(Chris McCormack’s article appeared in Irish Times, 6/6/22; Photo: Louis Lovett weighs up the challenge of The Tin Soldier: `What a child knows is their own world. So we like to bring in aspects of things they don’t know.’ Photograph: Ruth Gilligan.)

`Every child arrives hard-wired to imagine, to pick up an object and play with it’

Looking back on the past decade, it is tempting to ask Louis Lovett, an actor dedicated to making plays for young audiences, why he started getting spooky.

Cast your mind back to 2010′s adventure fantasy The Girl Who Forgot to Sing Badly, and you’ll remember Lovett arriving colourful and light-hearted, in a striped swimsuit, as a young girl on a mission to save her family. You could easily divide the plays made by his company Theatre Lovett into two camps, one characterised by such narratives that are original and consoling. The other camp, containing adaptations of fairy tales and popular stories, is boldly sinister.

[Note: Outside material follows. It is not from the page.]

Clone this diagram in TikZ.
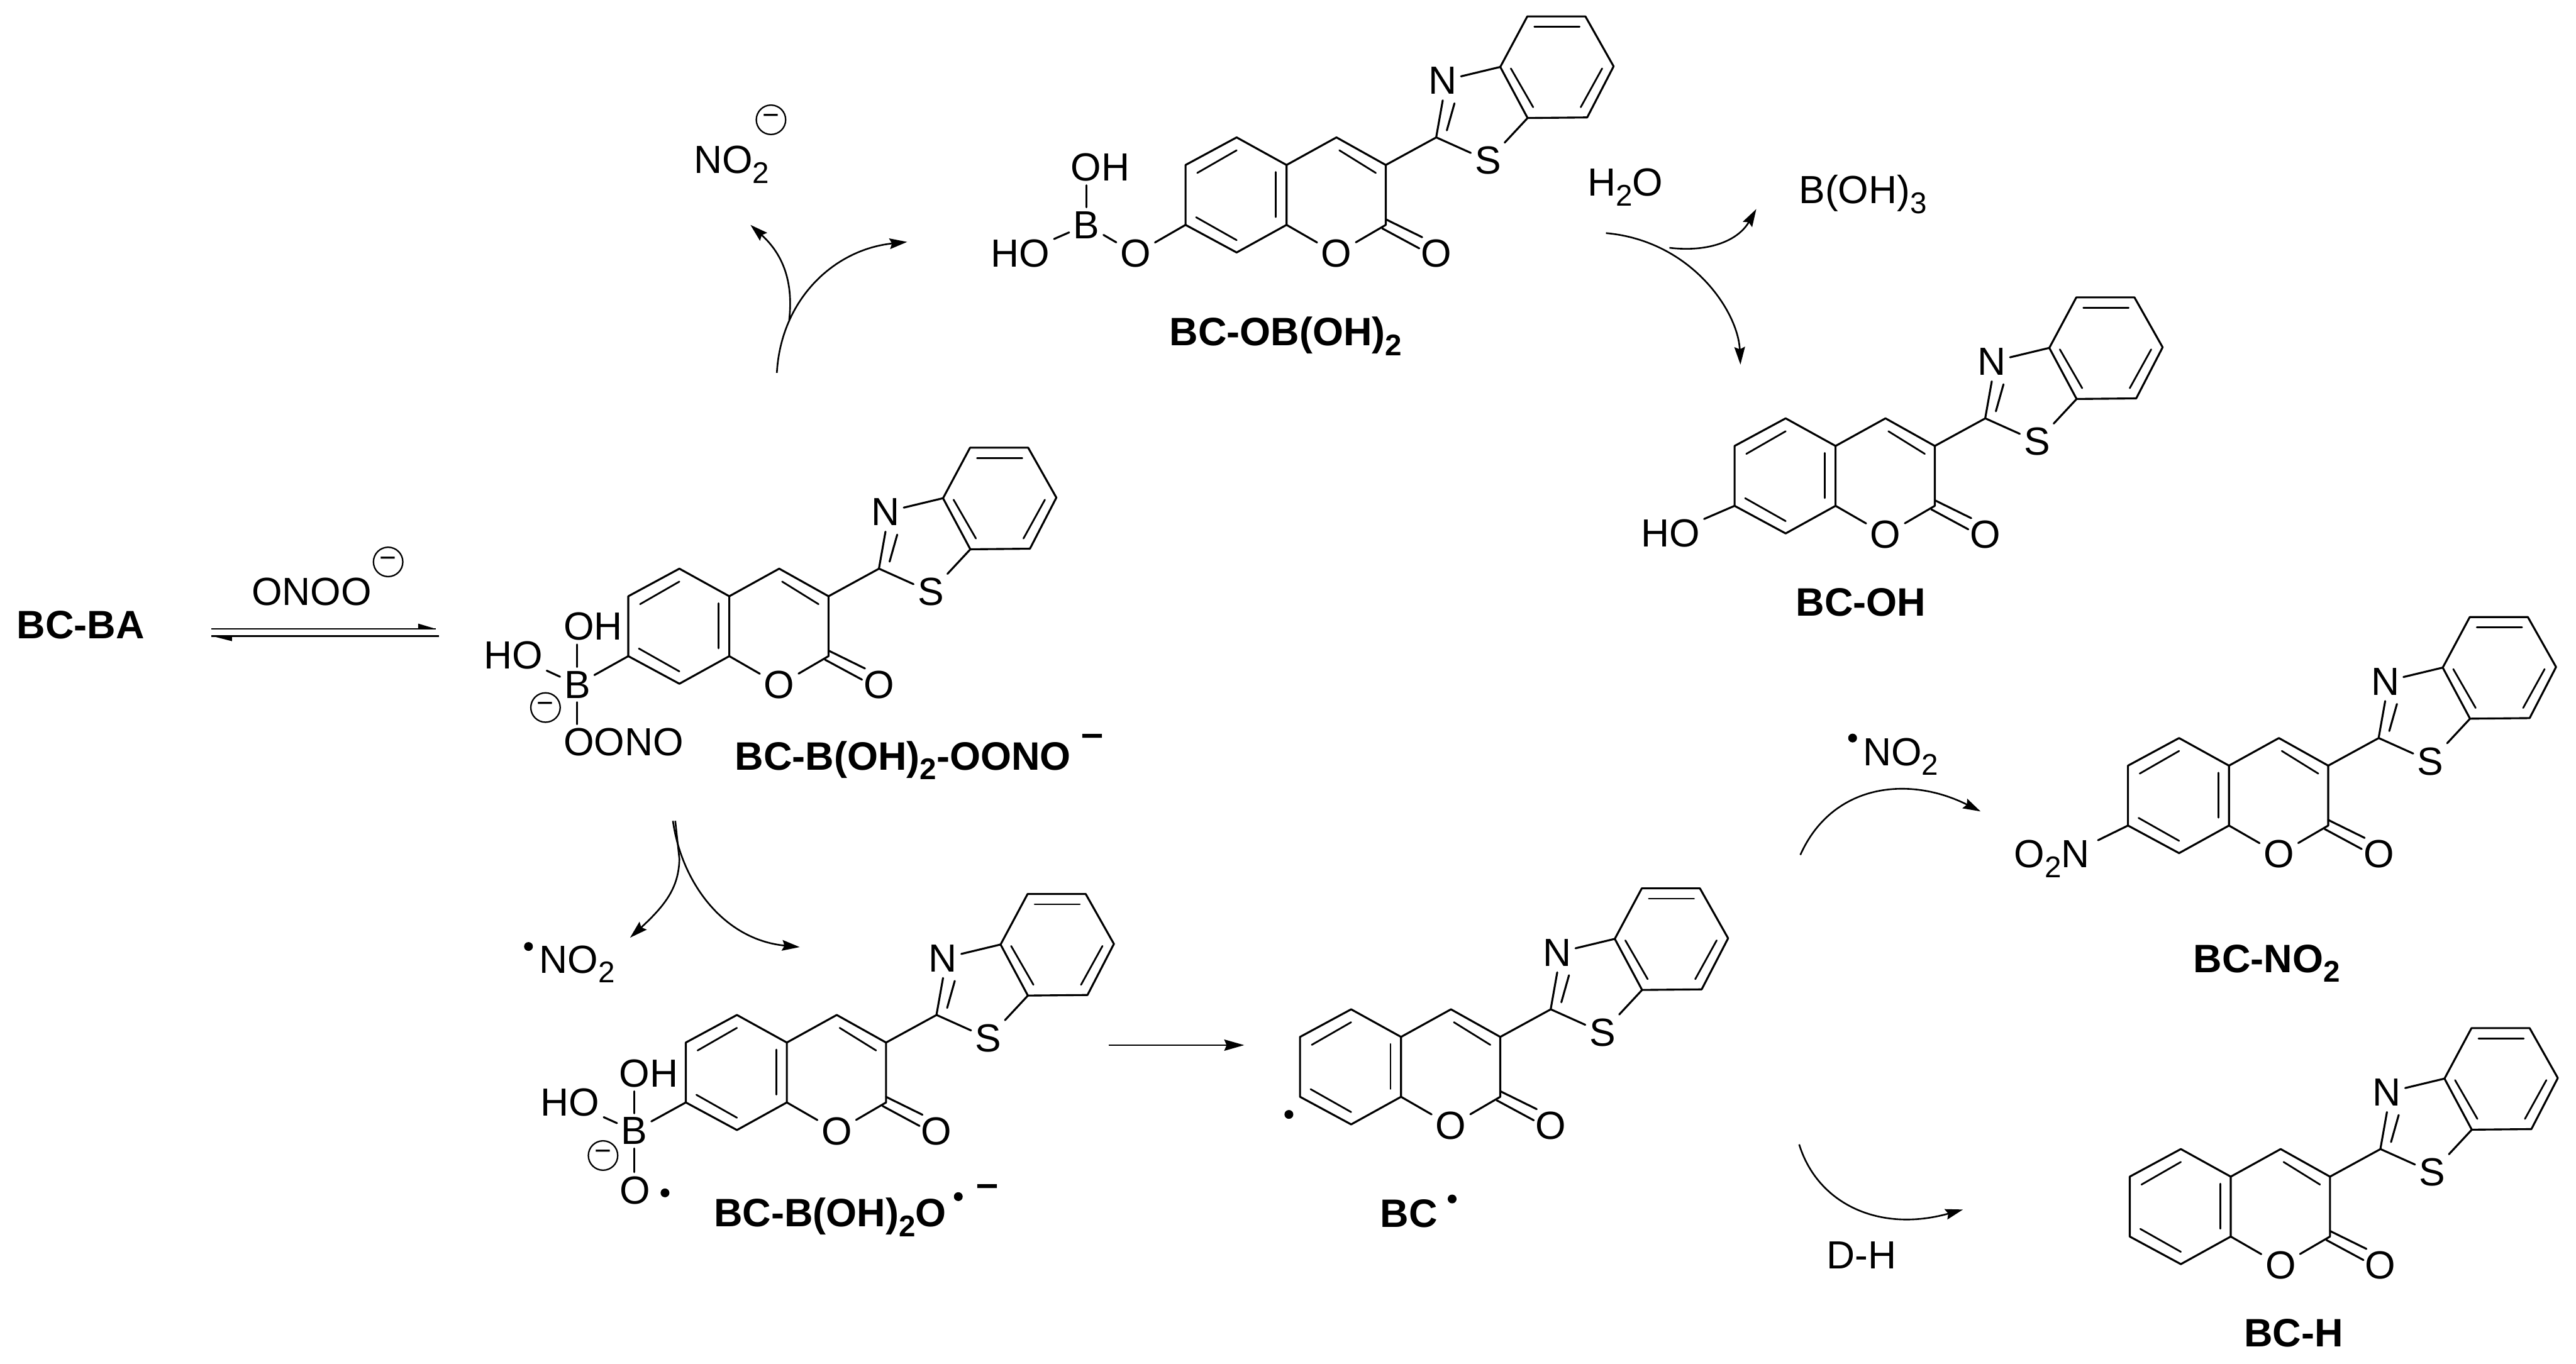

“Very often with theatre for young audiences, the rainbow colours and the brightness are what you come to expect. That wasn’t our thing. We went towards those darker colours,” says Lovett. Ahead of his new play, The Tin Soldier, a version of Hans Christian Andersen’s fairy tale, he shares his experiences of what happens when you make children’s stories dark.

For instance, a few years ago Theatre Lovett toured the chilling play A Feast of Bones – a tonal turning point for the company. During one post-show discussion, young members of the audience voiced their strong disagreement with the ending. The play had served up something that was fascinatingly morbid and difficult to resist: the possibility of revenge.

A retelling of the folk tale Henny Penny, A Feast of Bones found something very serious in that story of a chicken who, believing the world is ending, recruits a group of animals to alert the king, only for her to lead them into the deathly clutches of a fox. The foolishness and violence held historical echoes for Lovett. “I saw a parallel with the march towards war in 1914, and with this mob mentality. It was an obsessive drive based on an idiotic assumption of something falling on someone’s head,” he says.

He gave the idea to playwright Frances Kay, who set the narrative in wartime France, in a dimly lit cafe where folk musicians play songs containing subtly murderous lyrics. Henny Penny is now disguised as a waitress, and is wracked by survivor’s guilt after the death of her friends. Her customer is the fox, a war profiteer who gains from other people’s suffering. Henny Penny brings plates in and out of the kitchen, and, with each course, there are hints that the fox, unbeknown to himself, is being served his own family to eat.

Atmospheres of menace

Lovett has a talent for creating atmospheres of menace, but what if it sways children to mistake the hero for an avenger? “One of the key elements of these plays is the responsibility you have for young audiences. You can’t go around saying vengeance is a dish best served cold,” he says. After Henny Penny leads the fox to the horrifying conclusion that he devoured his own loved ones, she reveals that it has all been a masquerade, and reunites him with his family. The fox has learned the horror of his actions but that wasn’t enough for Lovett’s audience. “The children wished she didn’t let him off the hook,” he says. They wanted blood.

That puts Lovett in a complex position, where the demands of being an artist often resembles the responsibility of an adult setting an example for young people. Since A Feast of Bones, there haven’t been as many instructive lessons about how to contemplate the consequences of someone’s actions. Instead, he went down the path of presenting uneasily reconciled, real-life issues in ways that were easily recognisable.